Ewww! Not sure why my mother thought it was a staple but I have no urge to buy Crisco. I’m slightly intrigued by the renaissance of lard.
Renaissance of Lard would also be a kick-ass band name.
We didn’t know as much years ago as we do now, about the perils of hydrogenated oils. My mother always kept a 2-lb can of shortening in the cupboard next to the stove (Crisco or Snowdrift, another brand I think is now extinct). Also a quart or half-gallon bottle of corn or vegetable oil, an empty shortening can that held bacon grease, and an empty syrup can that held used oil. (With so much frying and deep-fat frying each week, re-using oil was routine.) I don’t remember her using lard very often. Possibly, vegetable shortening was considered healthier at that time; or maybe it was cheaper. We ate a lot of oleo, too, again not sure if that was nutrition or economy.
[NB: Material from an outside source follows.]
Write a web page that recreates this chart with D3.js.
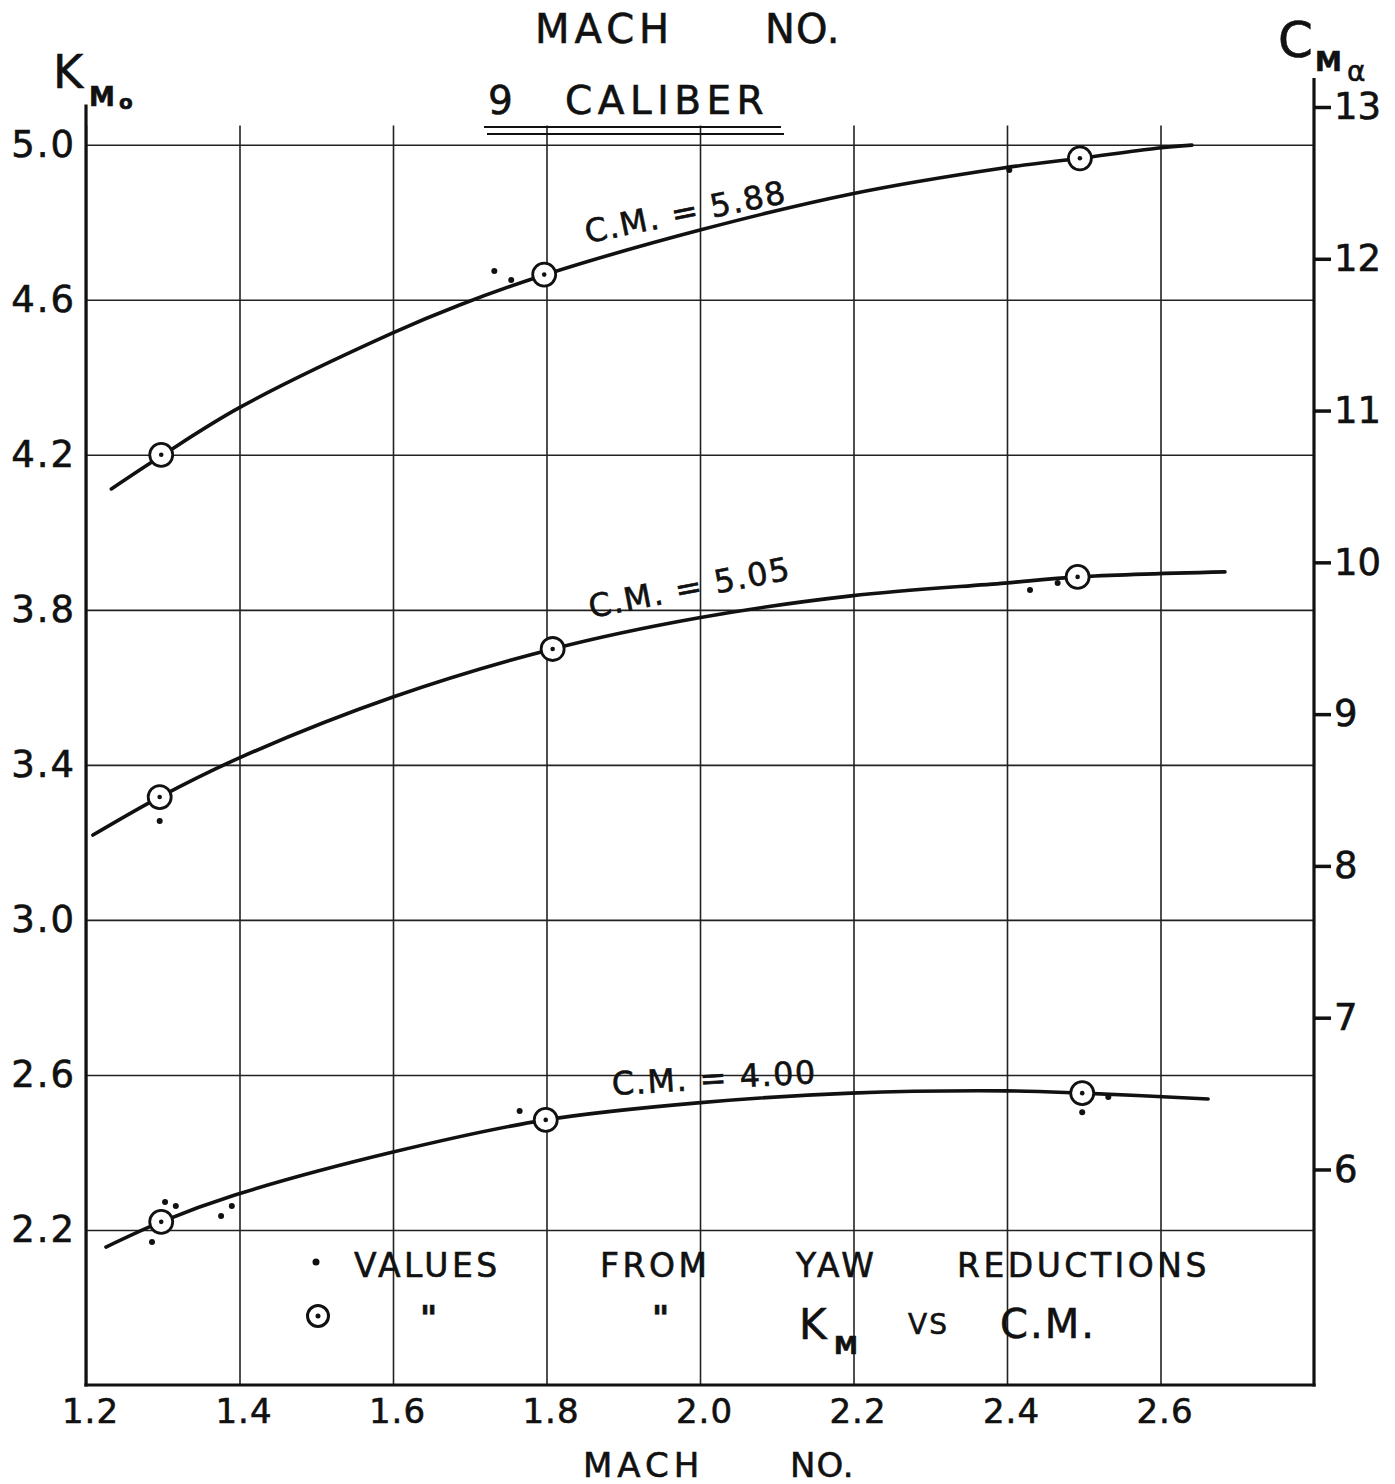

Similar to my home growing up – mom used Crisco – it was thought of as a healthier easier alternative to lard. We also used margarine instead of that unhealthy butter! So many things food wise went this direction – easier, faster, more shelf stable and of course profitable – and there is still so much processed crap out there. I rarely shop at a traditional grocery store – not when YDFM is 2 miles from my house.
Tonight I picked up some “Eden Farms” pig fat – going to make my own lard – then bake some tasty Coca flat bread!
My mom always had a coffee can (Yuban of course!) of bacon grease sitting around too! It got rancid fast! Oleo/margarine was used too–that bright fake yellow. The worst processed food from my childhood was instant mashed potatoes from potato flakes and instant potatoes au gratin. The frustrating thing was that my mother was a great cook when she wasn’t looking for “convenience”. She didn’t even work outside the home until we were nearly grown, so timing wasn’t an issue. I’m not sure that these instant foods were even that much quicker than the traditional cooking methods. I think it was the times, the advertising on TV, and the novelty of convenience foods that influenced her. I have to say that frozen mashed potatoes (whether “as is” or needing milk and butter added) are pretty darn tasty nowadays compared to those instant flakes.
And don’t get me started on commercial canned vegetables…..there’s so many vegetables that I had no idea could be anything but disgusting until I lived in California where so much was cooked fresh. I think my grandmother knew how to can with skill; my mother relied ont the store variety.
Again, very much the same in my home growing up – I’m from Ohio – so I am thinking this is not likely geographical. I make mashed potatoes now several times a year and would never think to use an instant mix but growing up that was the norm – my mom was also stay at home – had plenty of time to use real potatoes. It is the great American hoax and we are finally coming to realize that.
I think the lard is reading that Republicans want to revoke charter school status. What a joke.
Interesting that one of these articles talk about how much pollutants GA Power plants emit and all the comments relate to Crisco.